Hace más de ochenta años, el partido nazi lanzó una pancarta publicitaria que decía "una persona con discapacidad cuesta a los contribuyentes 60000 marcos alemanes". Pocos años después, estalló la segunda guerra mundial. Acabada la guerra, parecía que la Sociedad de las Naciones, posteriormente Naciones Unidas, al igual que otros organismos supranacionales, como el Benelux, después Comunidad Económica Europea, hoy Unión Europea, no iban a permitir que aquello volviera a suceder. Vinieron el Plan Marshall, la sociedad del bienestar, la declaración universal de derechos humanos y la promesa firme de que aquello no se volvería a repetir. Sin embargo, un partido supuestamente democrático, teóricamente pensando en el bien común, lanza en los últimos días el siguiente mensaje: "un mena cuesta 4700 euros al mes, tu abuela, 426 euros de pensión al mes".

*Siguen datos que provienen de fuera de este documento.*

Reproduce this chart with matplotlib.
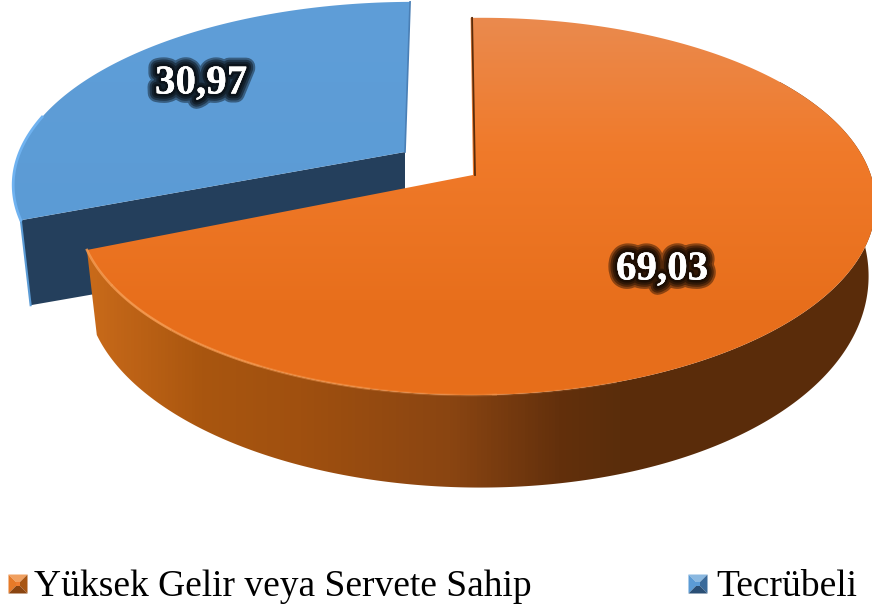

Qué fácil resulta para los fascismos utilizar los ambientes enrarecidos e indignados, los tiempos difíciles, para obtener rédito político. Su estrategia siempre es la misma: cosificar, hacer ver que hay "otros" que ni siquiera pueden ser calificados como personas, que no merecen nuestra atención, en absoluto. Desde esta humilde columna propongo firmemente dejar de utilizar la palabra MENA (siglas de Menor Extranjero No Acompañado), ya que se ha pervertido de tal manera, que pareciera que no son niños. A un niño no lo dejaríamos nunca tirado en la calle. Faltaría más. Somos católicos. Quienes hablan así de los menas se parten el pecho rezando a Dios cada domingo y proclamando que hay que amar al prójimo como a sí mismo… Solo que el mena es eso: un mena. No es un niño, no es el prójimo, es un delincuente que viene a aprovecharse de nosotros y hacer todo tipo de barbaridades.

Después de muchos años de profesión docente, uno llega a la conclusión de que la formación académica no lo es todo. El conocimiento en sí mismo no sirve para nada si no le acompaña la ética. Recordemos que los alemanes podían estar enviando niños al crematorio mientras escuchaban la mejor música clásica, la más delicada y elevada, a la vez que colgaban los cuadros expoliados más valiosos en sus hogares. El fin nunca justifica los medios. Hay límites para todo, también para conseguir llegar al poder. Si lo que aprendemos y lo que hacemos no va acompañado de su correspondiente reflexión ética, no sirve para nada, salvo para autodestruirnos.